Building habits for the life you want
Each of us has only so much energy and time during a given day. If we want to realize our full potential, we need to make the best possible use of our limited resources of time and energy.
This is often call time management. That is a misnomer, because time will pass regardless of what you do. In reality this is self-management.
IMHO one of the greatest books on self-management ever written is The 7 Habits of Highly Effective People by Stephen Covey. The first edition came out in 1989. The most recent edition came out in 2020. Over 40 million copies have been sold.
One core principle is that every day we devote our resources of time and energy to Important activities. Importance in this case has to do with activities that produce results.
Among the more useful concepts presented in the book is a 2 by 2 matrix where all daily activities are arranged on two dimensions: urgency and importance. Urgency means something that requires immediate attention. Importance has to do with producing results.
In each cell of the matrix are the activities that associated with different categories of urgency and importance.
Cell 1: Urgent and Important
In this cell we list the activities that require immediate attention and are important on some dimension. These would include crisis situations (someone must go to the hospital), deadline driven situations (getting this newsletter out on time), and problems that must be managed at once (appointment with your boss).
All of us have a few of these each day unless we work in the Emergency Room at the hospital. Even there the staff performs triage on the cases coming through the door. The super critical cases are admitted at once and the less serious cases sent to the waiting room.
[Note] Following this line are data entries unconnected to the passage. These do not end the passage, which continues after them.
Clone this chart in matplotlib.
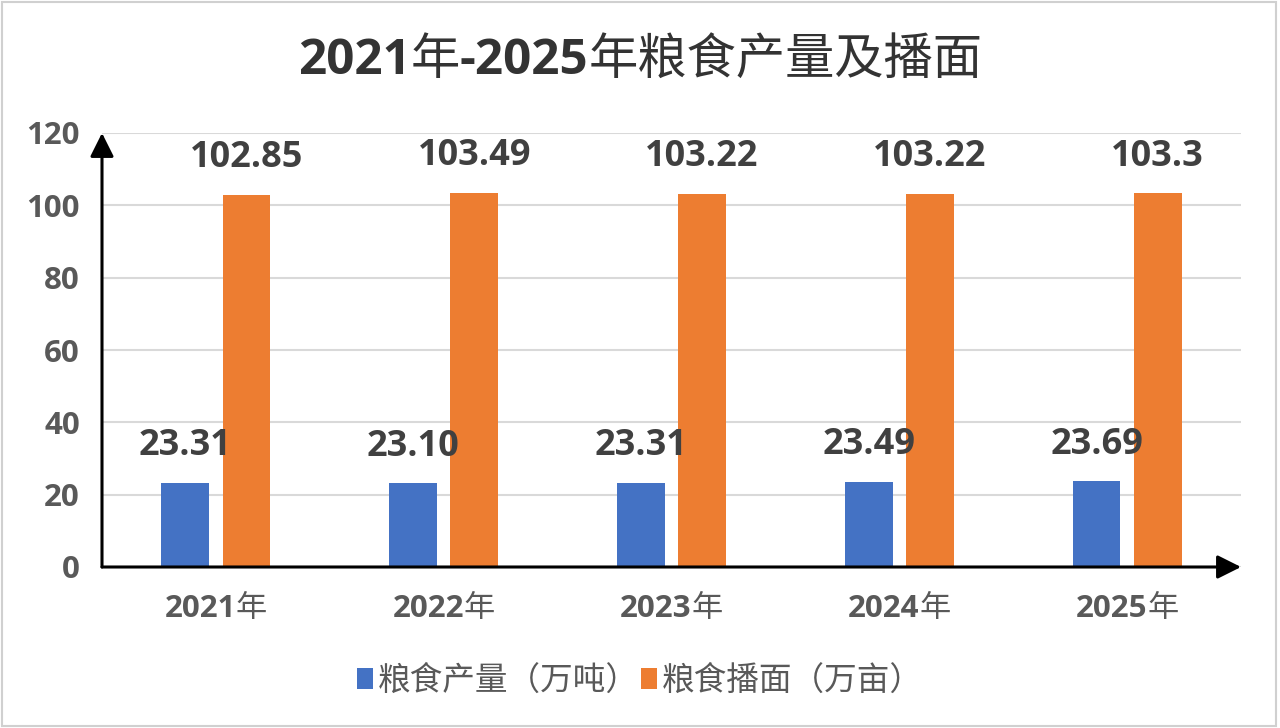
import matplotlib
matplotlib.use("Agg")
import matplotlib.pyplot as plt
from matplotlib.font_manager import FontProperties
from matplotlib.patches import Rectangle

# ---- data ----
years = ["2021", "2022", "2023", "2024", "2025"]
year_suffix = "年"
production = [23.31, 23.10, 23.31, 23.49, 23.69]     # 粮食产量（万吨）
area = [102.85, 103.49, 103.22, 103.22, 103.3]       # 粮食播面（万亩）
series_names = ["粮食产量（万吨）", "粮食播面（万亩）"]
title_pieces = [("2021", "b"), ("年", "r"), ("-2025", "b"), ("年粮食产量及播面", "r")]
yticks = [0, 20, 40, 60, 80, 100, 120]

W, H = 1280, 728
BLUE = "#4472C4"
ORANGE = "#ED7D31"

bold_latin = FontProperties(family=["Open Sans", "Noto Sans CJK SC"], weight="bold")
reg_cjk = FontProperties(family=["Noto Sans CJK SC", "DejaVu Sans"], weight="normal")

plt.rcParams["font.family"] = ["Noto Sans CJK SC", "DejaVu Sans"]

fig = plt.figure(figsize=(W / 100, H / 100), dpi=100)
fig.patch.set_facecolor("white")
ax = fig.add_axes([102 / W, 1 - 567 / H, (1241 - 102) / W, (567 - 133) / H])

x = list(range(len(years)))
bw = 0.21
off = 0.134
xb = [i - off for i in x]
xo = [i + off for i in x]
ax.bar(xb, production, width=bw, color=BLUE, zorder=3, label=series_names[0])
ax.bar(xo, area, width=bw, color=ORANGE, zorder=3, label=series_names[1])

ax.set_xlim(-0.5, len(years) - 0.5)
ax.set_ylim(0, 120)
ax.set_yticks(yticks)
ax.set_yticklabels([str(v) for v in yticks], fontproperties=bold_latin, fontsize=22.5, color="#595959")
ax.tick_params(axis="y", length=0, pad=16)
ax.set_xticks([])
ax.grid(axis="y", color="#D9D9D9", lw=1.5, zorder=0)
for s in ax.spines.values():
    s.set_visible(False)

# axes with arrows
arrow_kw = dict(arrowstyle="-|>,head_length=0.4,head_width=0.2", color="black", lw=2.2,
                mutation_scale=36, shrinkA=0, shrinkB=0)
ax.annotate("", xy=(0, 1), xytext=(0, 0), xycoords="axes fraction", textcoords="axes fraction",
            arrowprops=arrow_kw, zorder=5, annotation_clip=False)
ax.annotate("", xy=(1, 0), xytext=(0, 0), xycoords="axes fraction", textcoords="axes fraction",
            arrowprops=arrow_kw, zorder=5, annotation_clip=False)

# data labels
for xi, v in zip(xb, production):
    ax.annotate(f"{v:.2f}", xy=(xi, v), xytext=(0, 20), textcoords="offset points",
                ha="center", va="baseline", fontproperties=bold_latin, fontsize=26, color="#404040")
for xi, v in zip(xo, area):
    ax.annotate(str(v), xy=(xi, v), xytext=(0, 20), textcoords="offset points",
                ha="center", va="baseline", fontproperties=bold_latin, fontsize=26, color="#404040")

renderer = fig.canvas.get_renderer()


def mixed_text(cx_px, base_px, pieces, size, color):
    texts = []
    for s, kind in pieces:
        fp = bold_latin if kind == "b" else reg_cjk
        t = fig.text(0, 0, s, fontproperties=fp, fontsize=size, color=color,
                     ha="left", va="baseline")
        texts.append(t)
    widths = [t.get_window_extent(renderer).width for t in texts]
    xpos = cx_px - sum(widths) / 2
    for t, w in zip(texts, widths):
        t.set_position((xpos / W, 1 - base_px / H))
        xpos += w


# title
mixed_text(640, 74, title_pieces, 35.5, "#333333")

# x tick labels
for i, yr in enumerate(years):
    px = ax.transData.transform((i, 0))[0]
    mixed_text(px, 617, [(yr, "b"), (year_suffix, "r")], 22.5, "#595959")

# legend
leg = fig.legend(loc="center", bbox_to_anchor=(0.5, 1 - 681 / H), ncol=2, frameon=False,
                 prop=FontProperties(family=["Noto Sans CJK SC", "DejaVu Sans"], size=23.5),
                 handlelength=0.5, handleheight=0.6, handletextpad=0.15, columnspacing=0.05)
for t in leg.get_texts():
    t.set_color("#595959")

# outer border
fig.patches.append(Rectangle((2 / W, 2 / H), (1276 - 2) / W, (726 - 2) / H, transform=fig.transFigure,
                             fill=False, edgecolor="#D0D0D0", lw=1.5, zorder=10))

fig.savefig("out.png", dpi=100, facecolor="white")
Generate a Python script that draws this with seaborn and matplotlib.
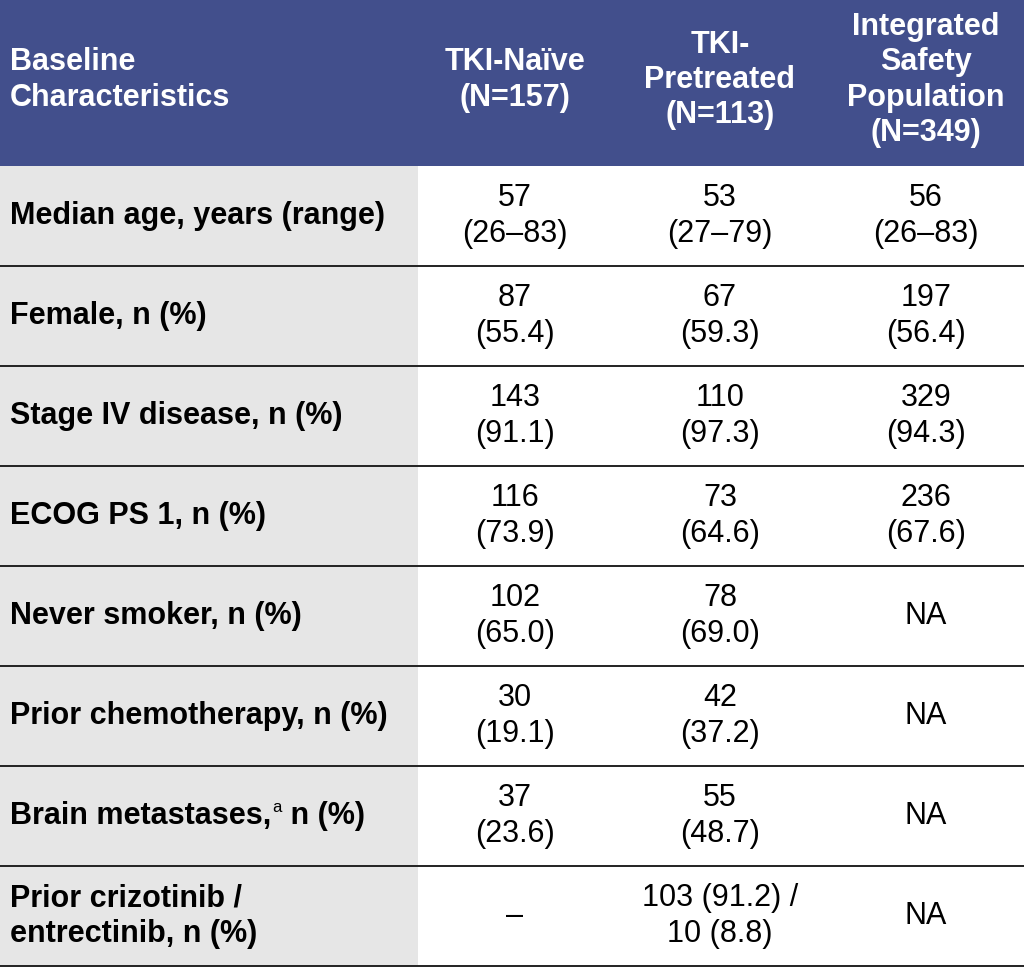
import matplotlib
matplotlib.use("Agg")
import matplotlib.pyplot as plt
import seaborn as sns

sns.set_theme(style="white")
plt.rcParams["font.family"] = ["Liberation Sans", "DejaVu Sans"]

HEADER_BG = "#424F8C"
LABEL_BG = "#E6E6E6"
LINE_COLOR = "#222222"

col_headers = ["Baseline\nCharacteristics", "TKI-Naïve\n(N=157)",
               "TKI-\nPretreated\n(N=113)",
               "Integrated\nSafety\nPopulation\n(N=349)"]

row_labels = [
    "Median age, years (range)",
    "Female, n (%)",
    "Stage IV disease, n (%)",
    "ECOG PS 1, n (%)",
    "Never smoker, n (%)",
    "Prior chemotherapy, n (%)",
    "Brain metastases,{a} n (%)",
    "Prior crizotinib /\nentrectinib, n (%)",
]
tki_naive = ["57\n(26–83)", "87\n(55.4)", "143\n(91.1)", "116\n(73.9)",
             "102\n(65.0)", "30\n(19.1)", "37\n(23.6)", "–"]
tki_pretreated = ["53\n(27–79)", "67\n(59.3)", "110\n(97.3)", "73\n(64.6)",
                  "78\n(69.0)", "42\n(37.2)", "55\n(48.7)",
                  "103 (91.2) /\n10 (8.8)"]
integrated = ["56\n(26–83)", "197\n(56.4)", "329\n(94.3)", "236\n(67.6)",
              "NA", "NA", "NA", "NA"]

W, H = 1024, 967
col_edges = [0, 418, 612, 828, 1024]
header_h = 166
row_h = 100
FS = 22
LS = 1.25

fig = plt.figure(figsize=(W / 100, H / 100), dpi=100)
ax = fig.add_axes([0, 0, 1, 1])
ax.set_xlim(0, W)
ax.set_ylim(H, 0)
ax.axis("off")

n_rows = len(row_labels)
body_bottom = header_h + n_rows * row_h

# backgrounds
ax.axhspan(0, header_h, color=HEADER_BG, lw=0)
ax.fill_between([col_edges[0], col_edges[1]], header_h, body_bottom,
                color=LABEL_BG, lw=0)

# header text
ax.text(10, header_h / 2 - 3, col_headers[0], color="white", fontsize=FS,
        fontweight="bold", ha="left", va="center", linespacing=1.22)
for j in range(1, 4):
    cx = (col_edges[j] + col_edges[j + 1]) / 2
    ax.text(cx, header_h / 2 - 3, col_headers[j], color="white", fontsize=FS,
            fontweight="bold", ha="center", va="center", ma="center",
            linespacing=1.22)

# body
fig.canvas.draw()
renderer = fig.canvas.get_renderer()
inv = ax.transData.inverted()
for i, label in enumerate(row_labels):
    cy = header_h + i * row_h + row_h / 2
    if "{a}" in label:
        pre, post = label.split("{a}")
        t = ax.text(10, cy, pre, fontsize=FS, fontweight="bold", color="black",
                    ha="left", va="center")
        bb = t.get_window_extent(renderer)
        x_end = inv.transform((bb.x1, bb.y0))[0]
        sup = ax.text(x_end + 1, cy - 9, "a", fontsize=FS * 0.55, color="black",
                      ha="left", va="center")
        bb2 = sup.get_window_extent(renderer)
        x_end2 = inv.transform((bb2.x1, bb2.y0))[0]
        ax.text(x_end2, cy, post, fontsize=FS, fontweight="bold", color="black",
                ha="left", va="center")
    else:
        ax.text(10, cy, label, fontsize=FS, fontweight="bold", color="black",
                ha="left", va="center", linespacing=LS)
    for j, col in enumerate([tki_naive, tki_pretreated, integrated], start=1):
        cx = (col_edges[j] + col_edges[j + 1]) / 2
        ax.text(cx, cy, col[i], fontsize=FS, color="black", ha="center",
                va="center", ma="center", linespacing=LS)
    ax.axhline(header_h + (i + 1) * row_h, color=LINE_COLOR, lw=1.4)

fig.savefig("out.png", dpi=100, facecolor="white")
Cell 2: Not Urgent and Important
This is by far the most important group of activities for anyone who want to build an effective and successful life. These are activities that when done regularly over time produce the most important results in our life.
Activities in this area contribute to your life goals, your values and high priority goals.
These activities require regular and routine attention over a long period of time. Included here are such things as physical fitness, building new skills, schooling, building relationships, and carrying out plans.
As those of us who work on our fitness know it is impossible to build in one or two sessions. It takes weeks, months, and years of consistent work according to a solid plan to realize the results we want.
This is where most of the activities occur that can make our life great. The more of your day you spend in this cell, the better your life will be.
Cell 3: Urgent and Not Important
This is where many people spend a huge portion of their time. Urgent but non-important activities can fill up a day and burn up our limited resources of time and energy.
Perhaps the most common urgent and not important activities are phone calls. Some calls can be important, but many are not.
However unimportant these individual activities may be, they require immediate attention and can thus override any inclination to defer them or ignore them.
The less time you can spend here, the better.
Cell 4: Not Urgent and Not Important
This is the cell where hours and hours get burned up doing nothing that contributes to your goals, mission, or priorities. Unfortunately it is also one where we have a great number of opportunities to burn time doing basically useless activities.
Common actions such as surfing the internet, hanging out on Facebook, constantly checking email, or doing any form of busywork.
There are many enjoyable activities in this cell such as watching sports on tv, recreational reading, or going to the movies that we all do. The key in building an effective allocation of your time and energy is to be clear in your own mind that what you are doing is neither urgent nor important.
The less time you spend here, the better for you.
The Optimal Ratio
Neither Steve Covey nor I will try to tell you that there is a magic allocation formula for each of these activity cells. However, it is important to you that you understand how much time and energy you are devoting to each type of activity every day, week, month, etc.
When you go into default mode, the urgent (or immediate) activities tend to dominate. You may intend to only watch a few minutes of a football game and wind-up spending three hours in front of the tv.
Any activity that is strictly entertainment is not going to produce any worthwhile results over the long term. It will burn up time and energy that you cant use for an important activity.
If you want to get a solid grip on how you manage the limited time and energy you have, it is important that you first identify how many unimportant things you do and how much time you spend.
Next, be clear about what you want to accomplish over the long haul then plan to do that. Once the plan is on paper, execute the plan and track your results. Easy to say, very hard for many of us to do.
Becoming and staying physically fit is an important and non-urgent activity. It requires planning and execution that most of you find familiar. If you are already good at this, keep going.
Building other skill sets that demand long term commitment and small bit of progress are also in the important but not urgent cell. Success here demands that you be highly proactive and disciplined.
This is not easy. However, remember what Pavel said:
If you live easy, life is hard. If you live hard, life is easy.